Tra gli elementi di alta tecnologia, oltre al sistema di navigazione con la rete satellitare GPS, soluzione più che innovativa allora, le luci di posizione a LED, davanti e dietro, oltre all’impiego dei fari poliellissoidali, raffinata tecnologia ottica che riduce la dimensione del faro e produce un cono di luce profondo, molto preciso e uniforme. In seguito, questi fari verranno utilizzati su vetture sportive, come la Fiat Coupé e la Lancia Delta Integrale Evoluzione.
Tra i ricordi più curiosi, racconta ancora Giolito, l’esperienza nata dall’impiego della rete GPS per la creazione di un inedito avveniristico sistema di navigazione con la mappatura della città di Torino.
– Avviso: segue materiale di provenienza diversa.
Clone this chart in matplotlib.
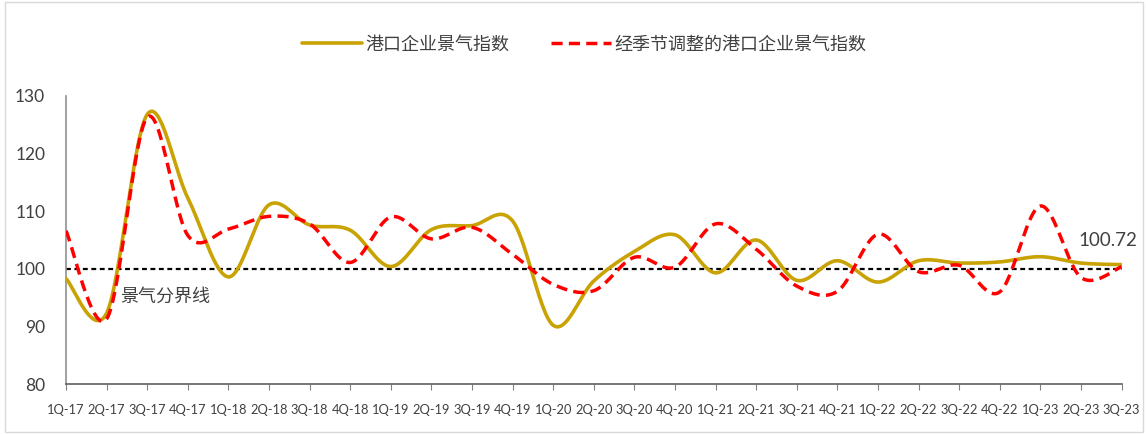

Il sistema GPS, nato in ambito militare statunitense, era stato da poco rilasciato per l’impiego pubblico, le competenze erano ancora confinate in aziende fornitrici di sistemi e servizi per l’Esercito: per mettere a punto le mappe, Giolito racconta di essersi recato in una struttura specializzata di Torino e di aver dovuto percorrere bendato, per evidenti ragioni di riservatezza militare, i corridoi prima di arrivare alla stanza in cui lavorare sul software del GPS per la Downtown.
Presso lo spazio espositivo Heritage HUB, nell’area Eco & Sustainable, è conservato uno dei tre esemplari prodotti e a lungo utilizzato per sperimentazioni e studi nell’ambito della mobilità elettrica.
Sempre a Torino, presso il Mauto, è esposto l’esemplare di color verde.